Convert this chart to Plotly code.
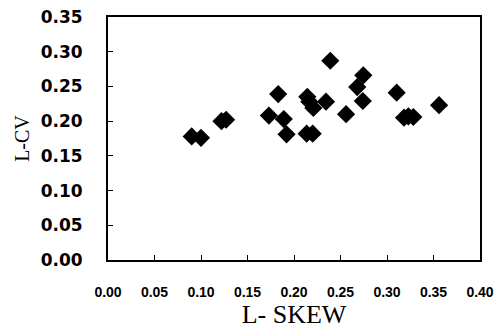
++++++
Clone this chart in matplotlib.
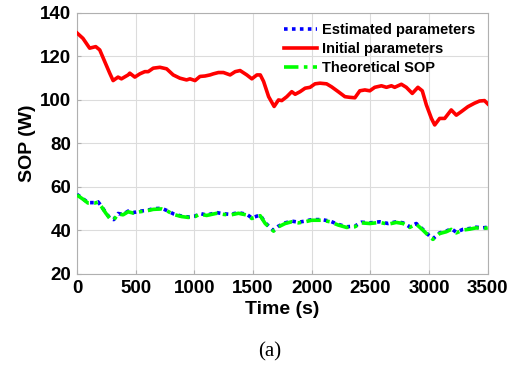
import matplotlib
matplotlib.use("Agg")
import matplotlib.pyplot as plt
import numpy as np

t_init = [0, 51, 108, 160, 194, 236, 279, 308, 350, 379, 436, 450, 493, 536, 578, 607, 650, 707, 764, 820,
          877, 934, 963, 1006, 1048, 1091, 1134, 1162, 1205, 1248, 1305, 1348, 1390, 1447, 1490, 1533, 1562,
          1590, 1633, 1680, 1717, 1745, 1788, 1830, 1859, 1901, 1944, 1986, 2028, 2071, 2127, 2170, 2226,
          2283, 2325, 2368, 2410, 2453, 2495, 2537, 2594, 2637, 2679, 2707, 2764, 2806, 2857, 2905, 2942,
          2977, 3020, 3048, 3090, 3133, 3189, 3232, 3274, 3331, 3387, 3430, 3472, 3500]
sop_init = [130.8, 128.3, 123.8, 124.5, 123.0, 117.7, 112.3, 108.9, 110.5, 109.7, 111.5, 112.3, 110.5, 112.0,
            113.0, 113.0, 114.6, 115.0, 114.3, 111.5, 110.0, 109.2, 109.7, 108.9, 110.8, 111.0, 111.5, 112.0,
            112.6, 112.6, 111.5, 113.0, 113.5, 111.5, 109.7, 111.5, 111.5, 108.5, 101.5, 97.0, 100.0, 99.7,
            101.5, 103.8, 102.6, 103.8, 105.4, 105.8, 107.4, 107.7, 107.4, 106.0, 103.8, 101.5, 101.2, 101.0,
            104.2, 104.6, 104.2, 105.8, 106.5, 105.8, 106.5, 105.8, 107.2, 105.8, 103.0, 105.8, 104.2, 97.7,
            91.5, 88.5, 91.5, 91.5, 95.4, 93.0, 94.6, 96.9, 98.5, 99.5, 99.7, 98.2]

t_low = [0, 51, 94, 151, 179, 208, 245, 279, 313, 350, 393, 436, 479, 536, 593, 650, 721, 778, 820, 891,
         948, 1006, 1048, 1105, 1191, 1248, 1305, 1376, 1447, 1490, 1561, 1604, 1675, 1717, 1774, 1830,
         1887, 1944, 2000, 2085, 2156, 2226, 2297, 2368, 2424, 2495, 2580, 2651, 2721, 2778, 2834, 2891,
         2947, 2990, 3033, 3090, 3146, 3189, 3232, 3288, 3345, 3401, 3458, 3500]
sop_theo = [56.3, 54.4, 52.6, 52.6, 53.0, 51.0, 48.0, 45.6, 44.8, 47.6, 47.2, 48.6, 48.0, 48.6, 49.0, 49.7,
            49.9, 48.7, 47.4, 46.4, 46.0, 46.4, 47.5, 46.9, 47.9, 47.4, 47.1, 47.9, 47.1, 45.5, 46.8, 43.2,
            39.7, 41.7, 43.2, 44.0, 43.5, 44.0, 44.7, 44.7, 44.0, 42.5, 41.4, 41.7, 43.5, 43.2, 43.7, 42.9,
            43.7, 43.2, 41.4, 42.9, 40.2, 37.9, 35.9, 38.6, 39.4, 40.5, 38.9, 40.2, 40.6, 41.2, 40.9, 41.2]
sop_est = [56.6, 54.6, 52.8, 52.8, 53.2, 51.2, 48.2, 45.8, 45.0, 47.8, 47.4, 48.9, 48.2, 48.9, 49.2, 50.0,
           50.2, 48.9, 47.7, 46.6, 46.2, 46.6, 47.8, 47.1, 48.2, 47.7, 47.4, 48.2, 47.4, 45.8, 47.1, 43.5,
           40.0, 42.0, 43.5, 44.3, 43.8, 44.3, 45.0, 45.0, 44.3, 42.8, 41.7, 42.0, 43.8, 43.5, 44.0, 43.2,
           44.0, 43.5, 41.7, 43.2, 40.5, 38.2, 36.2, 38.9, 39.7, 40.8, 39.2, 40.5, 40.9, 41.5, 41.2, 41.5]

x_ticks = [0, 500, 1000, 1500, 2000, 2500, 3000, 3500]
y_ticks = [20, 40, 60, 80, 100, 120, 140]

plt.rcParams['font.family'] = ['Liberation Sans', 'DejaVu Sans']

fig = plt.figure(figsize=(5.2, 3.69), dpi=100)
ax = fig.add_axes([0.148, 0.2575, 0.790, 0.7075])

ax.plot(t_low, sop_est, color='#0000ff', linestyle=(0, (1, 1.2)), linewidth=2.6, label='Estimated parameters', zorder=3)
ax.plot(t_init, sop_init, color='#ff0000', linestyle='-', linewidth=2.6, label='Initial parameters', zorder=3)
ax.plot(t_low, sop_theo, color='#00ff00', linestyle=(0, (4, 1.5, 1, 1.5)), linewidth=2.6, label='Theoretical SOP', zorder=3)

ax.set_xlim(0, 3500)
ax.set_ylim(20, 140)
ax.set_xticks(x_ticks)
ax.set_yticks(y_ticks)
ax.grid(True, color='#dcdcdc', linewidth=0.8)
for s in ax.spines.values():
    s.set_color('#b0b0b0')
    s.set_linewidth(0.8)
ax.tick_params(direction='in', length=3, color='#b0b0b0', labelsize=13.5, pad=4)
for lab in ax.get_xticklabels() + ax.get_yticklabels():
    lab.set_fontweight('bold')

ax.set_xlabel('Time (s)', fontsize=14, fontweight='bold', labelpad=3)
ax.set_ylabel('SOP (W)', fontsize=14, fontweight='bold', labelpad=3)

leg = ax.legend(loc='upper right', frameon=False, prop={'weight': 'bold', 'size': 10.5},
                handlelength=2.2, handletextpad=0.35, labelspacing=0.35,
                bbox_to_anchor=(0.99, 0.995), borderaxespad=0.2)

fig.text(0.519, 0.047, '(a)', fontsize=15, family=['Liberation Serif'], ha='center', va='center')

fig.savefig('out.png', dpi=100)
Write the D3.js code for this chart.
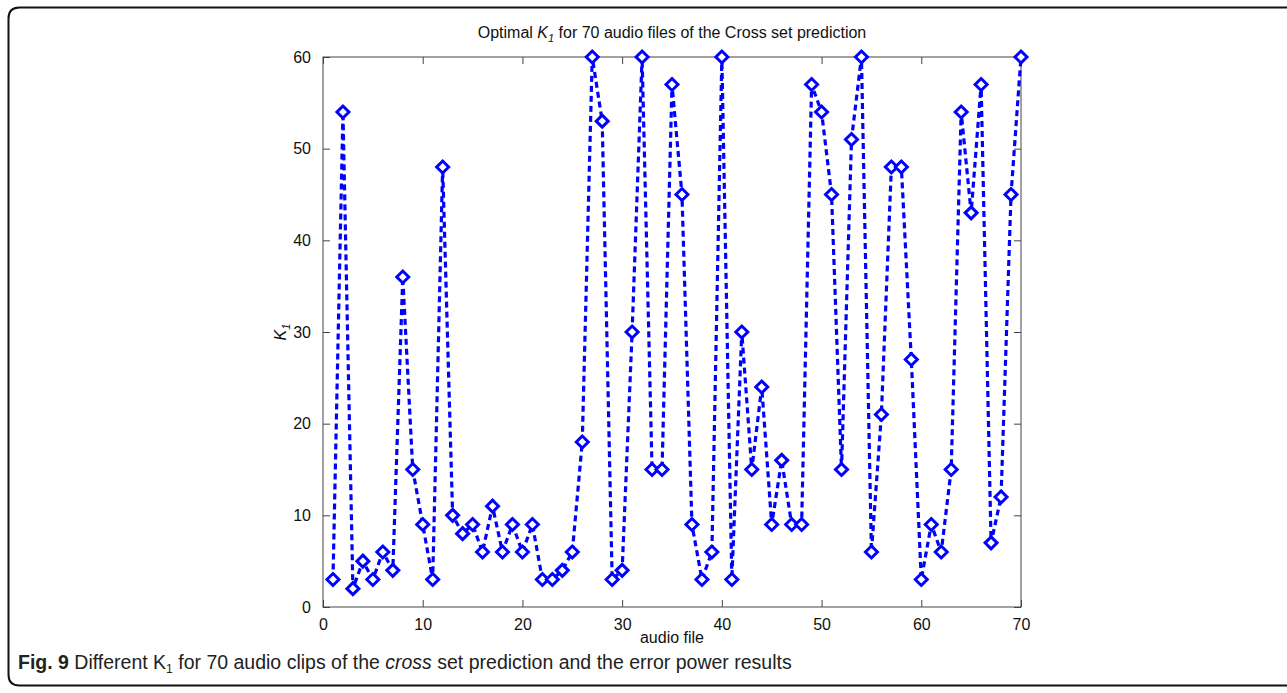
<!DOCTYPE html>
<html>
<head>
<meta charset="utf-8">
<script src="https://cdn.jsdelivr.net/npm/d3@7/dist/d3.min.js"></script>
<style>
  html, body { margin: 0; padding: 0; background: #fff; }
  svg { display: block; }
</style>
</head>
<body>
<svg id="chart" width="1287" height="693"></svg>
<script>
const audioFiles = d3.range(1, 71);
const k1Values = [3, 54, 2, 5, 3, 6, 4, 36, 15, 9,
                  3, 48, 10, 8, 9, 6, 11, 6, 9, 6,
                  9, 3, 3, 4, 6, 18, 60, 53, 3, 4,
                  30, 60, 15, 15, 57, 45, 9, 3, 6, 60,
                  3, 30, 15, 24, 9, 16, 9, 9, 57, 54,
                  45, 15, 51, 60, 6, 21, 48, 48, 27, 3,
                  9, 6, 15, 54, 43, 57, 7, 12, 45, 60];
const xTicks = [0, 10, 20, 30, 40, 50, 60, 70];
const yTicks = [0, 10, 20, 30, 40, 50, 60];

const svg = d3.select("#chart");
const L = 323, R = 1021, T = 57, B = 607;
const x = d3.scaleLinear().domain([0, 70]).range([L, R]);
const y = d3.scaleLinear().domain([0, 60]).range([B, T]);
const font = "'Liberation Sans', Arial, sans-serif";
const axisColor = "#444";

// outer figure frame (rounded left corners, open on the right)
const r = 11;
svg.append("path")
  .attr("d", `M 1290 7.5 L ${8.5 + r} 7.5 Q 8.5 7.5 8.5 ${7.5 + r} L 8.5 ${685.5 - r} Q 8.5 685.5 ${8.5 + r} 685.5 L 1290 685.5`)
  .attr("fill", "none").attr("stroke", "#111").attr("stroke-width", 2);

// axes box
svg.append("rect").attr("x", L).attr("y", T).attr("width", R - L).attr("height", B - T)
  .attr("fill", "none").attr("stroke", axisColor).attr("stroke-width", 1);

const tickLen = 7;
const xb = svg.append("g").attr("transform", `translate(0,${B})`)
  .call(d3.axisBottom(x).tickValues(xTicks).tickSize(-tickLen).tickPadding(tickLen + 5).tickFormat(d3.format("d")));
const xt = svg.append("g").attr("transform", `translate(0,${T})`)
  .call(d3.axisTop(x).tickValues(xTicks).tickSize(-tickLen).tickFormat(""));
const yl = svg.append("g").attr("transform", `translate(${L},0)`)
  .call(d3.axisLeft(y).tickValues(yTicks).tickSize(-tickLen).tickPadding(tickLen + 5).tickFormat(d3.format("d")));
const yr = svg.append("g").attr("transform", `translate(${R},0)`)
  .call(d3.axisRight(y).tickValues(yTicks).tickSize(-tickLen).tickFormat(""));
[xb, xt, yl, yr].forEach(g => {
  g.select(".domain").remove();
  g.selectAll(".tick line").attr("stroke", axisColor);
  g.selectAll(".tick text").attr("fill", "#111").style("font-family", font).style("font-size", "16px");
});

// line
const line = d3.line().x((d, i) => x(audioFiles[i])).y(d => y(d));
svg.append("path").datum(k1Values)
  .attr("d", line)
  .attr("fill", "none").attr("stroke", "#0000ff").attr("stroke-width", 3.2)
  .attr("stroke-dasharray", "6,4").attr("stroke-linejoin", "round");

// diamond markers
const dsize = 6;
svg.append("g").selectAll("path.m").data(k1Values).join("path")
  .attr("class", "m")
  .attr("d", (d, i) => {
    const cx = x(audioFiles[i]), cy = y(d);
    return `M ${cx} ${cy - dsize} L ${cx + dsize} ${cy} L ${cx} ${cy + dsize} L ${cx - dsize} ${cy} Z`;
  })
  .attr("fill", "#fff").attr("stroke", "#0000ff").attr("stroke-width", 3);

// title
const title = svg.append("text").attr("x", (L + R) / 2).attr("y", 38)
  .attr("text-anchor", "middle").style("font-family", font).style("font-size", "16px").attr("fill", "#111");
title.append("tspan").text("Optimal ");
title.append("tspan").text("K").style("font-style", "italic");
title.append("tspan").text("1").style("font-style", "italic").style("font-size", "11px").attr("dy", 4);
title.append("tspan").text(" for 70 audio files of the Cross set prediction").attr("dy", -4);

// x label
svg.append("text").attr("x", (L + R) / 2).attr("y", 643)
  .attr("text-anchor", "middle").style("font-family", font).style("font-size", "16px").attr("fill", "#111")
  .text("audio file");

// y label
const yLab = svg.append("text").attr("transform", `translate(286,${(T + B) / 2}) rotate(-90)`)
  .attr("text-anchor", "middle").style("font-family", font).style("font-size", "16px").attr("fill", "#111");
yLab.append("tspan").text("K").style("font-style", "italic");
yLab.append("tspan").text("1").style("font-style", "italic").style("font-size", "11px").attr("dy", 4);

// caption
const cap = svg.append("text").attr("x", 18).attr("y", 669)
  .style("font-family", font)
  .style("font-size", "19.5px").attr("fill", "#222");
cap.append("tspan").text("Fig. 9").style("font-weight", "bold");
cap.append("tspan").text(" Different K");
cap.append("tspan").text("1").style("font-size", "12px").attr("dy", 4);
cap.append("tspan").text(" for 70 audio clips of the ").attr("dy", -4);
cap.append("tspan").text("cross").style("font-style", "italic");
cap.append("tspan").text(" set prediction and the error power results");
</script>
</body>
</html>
++++++
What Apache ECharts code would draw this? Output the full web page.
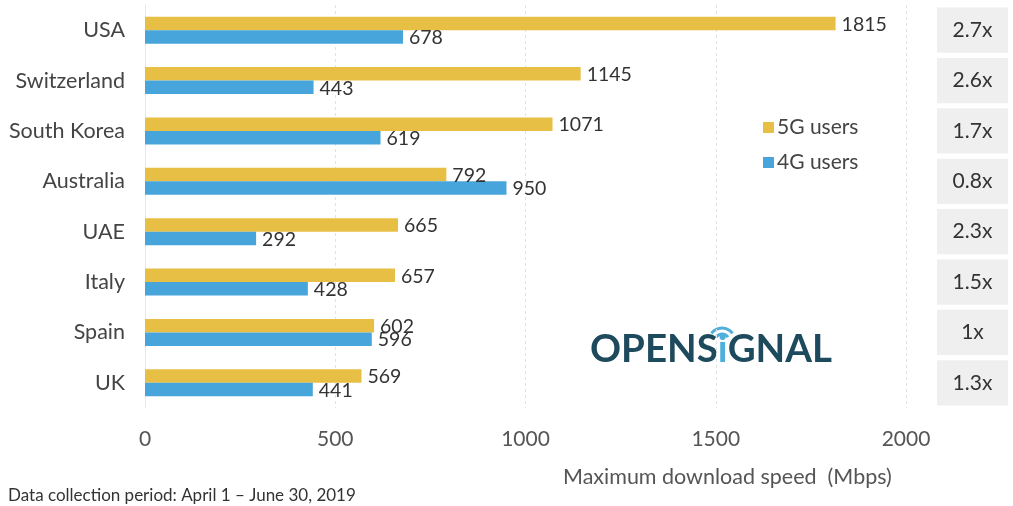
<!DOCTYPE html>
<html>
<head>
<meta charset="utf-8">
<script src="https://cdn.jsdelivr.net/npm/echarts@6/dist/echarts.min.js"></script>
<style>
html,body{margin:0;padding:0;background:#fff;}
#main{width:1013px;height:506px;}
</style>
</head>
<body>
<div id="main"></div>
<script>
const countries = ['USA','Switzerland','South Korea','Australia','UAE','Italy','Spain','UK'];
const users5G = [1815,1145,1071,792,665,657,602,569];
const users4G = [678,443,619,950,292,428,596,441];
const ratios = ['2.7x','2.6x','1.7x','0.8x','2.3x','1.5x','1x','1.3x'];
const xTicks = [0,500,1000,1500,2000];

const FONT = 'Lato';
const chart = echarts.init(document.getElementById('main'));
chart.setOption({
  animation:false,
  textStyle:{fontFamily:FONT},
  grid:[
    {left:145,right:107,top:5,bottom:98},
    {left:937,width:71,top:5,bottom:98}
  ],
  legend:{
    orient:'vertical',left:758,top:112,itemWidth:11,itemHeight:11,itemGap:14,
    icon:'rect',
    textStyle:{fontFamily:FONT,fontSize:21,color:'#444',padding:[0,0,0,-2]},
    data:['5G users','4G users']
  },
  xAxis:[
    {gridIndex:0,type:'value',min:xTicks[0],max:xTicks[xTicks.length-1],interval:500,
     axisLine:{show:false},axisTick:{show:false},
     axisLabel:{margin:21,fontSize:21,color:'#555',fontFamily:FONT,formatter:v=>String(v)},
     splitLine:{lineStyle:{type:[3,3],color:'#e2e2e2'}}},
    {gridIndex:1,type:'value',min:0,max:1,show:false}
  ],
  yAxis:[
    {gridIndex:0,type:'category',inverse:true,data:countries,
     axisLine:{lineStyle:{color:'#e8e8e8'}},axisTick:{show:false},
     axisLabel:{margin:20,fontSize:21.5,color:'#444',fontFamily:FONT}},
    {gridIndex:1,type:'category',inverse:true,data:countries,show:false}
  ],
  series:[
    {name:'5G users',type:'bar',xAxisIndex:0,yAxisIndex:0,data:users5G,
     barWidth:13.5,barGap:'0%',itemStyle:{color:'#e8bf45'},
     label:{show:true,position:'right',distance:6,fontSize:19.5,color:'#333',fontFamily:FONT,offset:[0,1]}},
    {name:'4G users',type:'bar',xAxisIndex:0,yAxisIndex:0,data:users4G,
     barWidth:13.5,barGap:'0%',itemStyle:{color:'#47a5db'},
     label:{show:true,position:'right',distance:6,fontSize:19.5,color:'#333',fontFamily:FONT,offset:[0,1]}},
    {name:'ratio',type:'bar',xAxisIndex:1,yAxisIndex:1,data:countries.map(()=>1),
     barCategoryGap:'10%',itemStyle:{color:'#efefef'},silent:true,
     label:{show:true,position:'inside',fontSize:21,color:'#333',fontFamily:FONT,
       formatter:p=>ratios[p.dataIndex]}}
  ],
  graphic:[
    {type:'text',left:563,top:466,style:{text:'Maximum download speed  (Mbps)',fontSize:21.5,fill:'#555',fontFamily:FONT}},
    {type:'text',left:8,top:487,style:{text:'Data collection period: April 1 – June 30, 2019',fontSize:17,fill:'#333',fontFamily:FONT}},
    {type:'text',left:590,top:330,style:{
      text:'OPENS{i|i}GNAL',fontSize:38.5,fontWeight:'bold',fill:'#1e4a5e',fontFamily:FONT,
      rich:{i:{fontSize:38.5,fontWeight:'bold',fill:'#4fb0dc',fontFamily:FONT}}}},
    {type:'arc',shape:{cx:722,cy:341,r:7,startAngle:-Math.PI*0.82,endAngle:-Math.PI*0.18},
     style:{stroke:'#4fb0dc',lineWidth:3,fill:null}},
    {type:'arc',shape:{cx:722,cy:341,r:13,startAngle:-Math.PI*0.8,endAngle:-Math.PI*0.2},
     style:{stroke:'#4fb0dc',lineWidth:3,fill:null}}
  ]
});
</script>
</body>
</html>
++++++
Exercise task: Write out the lines running from the one that contains "Clone this chart in matplotlib." through the one that contains "99.5, 99.7, 98.2]", ends included, and nothing else. Pictures stay out of the copy.

Written reply:
Clone this chart in matplotlib.
import matplotlib
matplotlib.use("Agg")
import matplotlib.pyplot as plt
import numpy as np

t_init = [0, 51, 108, 160, 194, 236, 279, 308, 350, 379, 436, 450, 493, 536, 578, 607, 650, 707, 764, 820,
          877, 934, 963, 1006, 1048, 1091, 1134, 1162, 1205, 1248, 1305, 1348, 1390, 1447, 1490, 1533, 1562,
          1590, 1633, 1680, 1717, 1745, 1788, 1830, 1859, 1901, 1944, 1986, 2028, 2071, 2127, 2170, 2226,
          2283, 2325, 2368, 2410, 2453, 2495, 2537, 2594, 2637, 2679, 2707, 2764, 2806, 2857, 2905, 2942,
          2977, 3020, 3048, 3090, 3133, 3189, 3232, 3274, 3331, 3387, 3430, 3472, 3500]
sop_init = [130.8, 128.3, 123.8, 124.5, 123.0, 117.7, 112.3, 108.9, 110.5, 109.7, 111.5, 112.3, 110.5, 112.0,
            113.0, 113.0, 114.6, 115.0, 114.3, 111.5, 110.0, 109.2, 109.7, 108.9, 110.8, 111.0, 111.5, 112.0,
            112.6, 112.6, 111.5, 113.0, 113.5, 111.5, 109.7, 111.5, 111.5, 108.5, 101.5, 97.0, 100.0, 99.7,
            101.5, 103.8, 102.6, 103.8, 105.4, 105.8, 107.4, 107.7, 107.4, 106.0, 103.8, 101.5, 101.2, 101.0,
            104.2, 104.6, 104.2, 105.8, 106.5, 105.8, 106.5, 105.8, 107.2, 105.8, 103.0, 105.8, 104.2, 97.7,
            91.5, 88.5, 91.5, 91.5, 95.4, 93.0, 94.6, 96.9, 98.5, 99.5, 99.7, 98.2]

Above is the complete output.